On the northern end of the historic site, a depression cuts across the edge of the plateau as it drops to a lower field, marking the site of an ancient Indian trade trail that the Spanish later adopted as part of El Camino Real de los Tejas, their overland route from Mexico to northwest Louisiana. (The historic site plans to open a trail to view the trail ruts by the end of the year.) The Caddo established trade with the Europeans, who began entering the area late in the 17th Century. By the time Spain won control of the region, Spaniards referred to the natives as “tejas,” the Caddo word for “friend,” and from that came the state’s name of Texas.

Most archeologists believe the Caddo abandoned the site’s ceremonial center around A.D. 1300. The reasons for their departure aren’t certain; possible factors were a drying climate that made the site less productive for raising corn, and declining trade clout as other groups in the region became more self-sufficient. Regional Caddo communities absorbed the Caddo Mounds people over the next half-millennium, but eventually the natives faced increasing pressure from Anglo settlers. After Texas won independence from Mexico in 1836, Americans moving into the area pushed the Caddo out. The U.S. government eventually moved the tribe to Oklahoma. The Caddo established a tribal center at Binger, Oklahoma, in 1938, and since then, the Caddo Nation of Oklahoma has grown to more than 5,000 members.

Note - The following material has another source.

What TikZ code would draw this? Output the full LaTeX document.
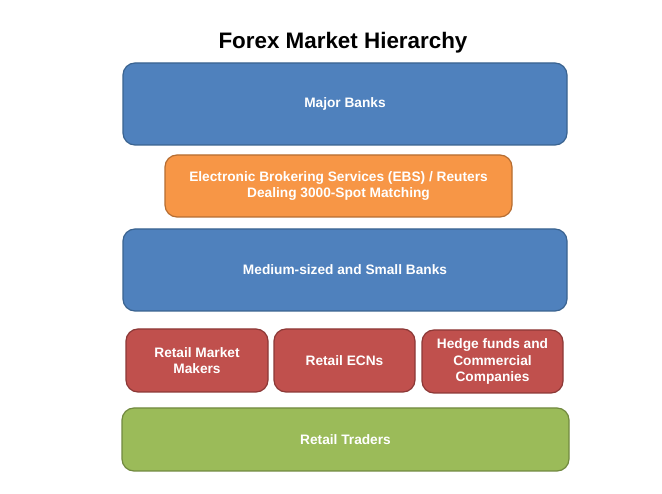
\documentclass[tikz,border=0pt]{standalone}
\usepackage{fontspec}
\setmainfont{Liberation Sans}
\definecolor{bluefill}{HTML}{4F81BD}
\definecolor{blueline}{HTML}{3A6390}
\definecolor{orfill}{HTML}{F79646}
\definecolor{orline}{HTML}{B66D31}
\definecolor{redfill}{HTML}{C0504D}
\definecolor{redline}{HTML}{8C3836}
\definecolor{grfill}{HTML}{9BBB59}
\definecolor{grline}{HTML}{71893F}
\begin{document}
\begin{tikzpicture}[x=1pt,y=-1pt,
  tier/.style={draw, line width=1.2pt, rounded corners=12pt, inner sep=0pt,
    text=white, font=\bfseries\fontsize{13.7}{16.2}\selectfont, align=center},
  bluebox/.style={tier, fill=bluefill, draw=blueline},
  orbox/.style={tier, fill=orfill, draw=orline},
  redbox/.style={tier, fill=redfill, draw=redline},
  grbox/.style={tier, fill=grfill, draw=grline}]
\useasboundingbox[fill=white] (0,0) rectangle (662,494);
\node[font=\bfseries\fontsize{22.4}{26}\selectfont] (title) at (343,43) {Forex Market Hierarchy};
\node[bluebox, minimum width=444pt, minimum height=82pt] (major) at (345,104) {Major Banks};
\node[orbox, minimum width=347pt, minimum height=62pt] (ebs) at (338.5,186) {Electronic Brokering Services (EBS) / Reuters\\Dealing 3000-Spot Matching};
\node[bluebox, minimum width=444pt, minimum height=82pt] (medium) at (345,270) {Medium-sized and Small Banks};
\node[redbox, minimum width=142pt, minimum height=63pt] (rmm) at (197,360.5) {Retail Market\\Makers};
\node[redbox, minimum width=141pt, minimum height=63pt] (recn) at (344.5,360.5) {Retail ECNs};
\node[redbox, minimum width=141pt, minimum height=63pt] (hedge) at (492.5,361.5) {Hedge funds and\\Commercial\\Companies};
\node[grbox, minimum width=447pt, minimum height=63pt] (traders) at (345.5,439.5) {Retail Traders};
\end{tikzpicture}
\end{document}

Earles, the Caddo potter, visited Caddo Mounds State Historic Site in April for the site’s annual Caddo Culture Day. He says he was impressed with the preservation and care of the site. “Our connection to the site is an old one,” Earles says. “We don’t practice the same mound building we used to, but we hold it in our hearts. One thing we’re very sensitive to is a lot of times the mounds were a place of burial, so the Caddos regard the mounds the same way others regard cemeteries. And they were also a place where our ancient ancestors practiced our religion, and so in that sense it’s sacred ground to our members who came before us and today.”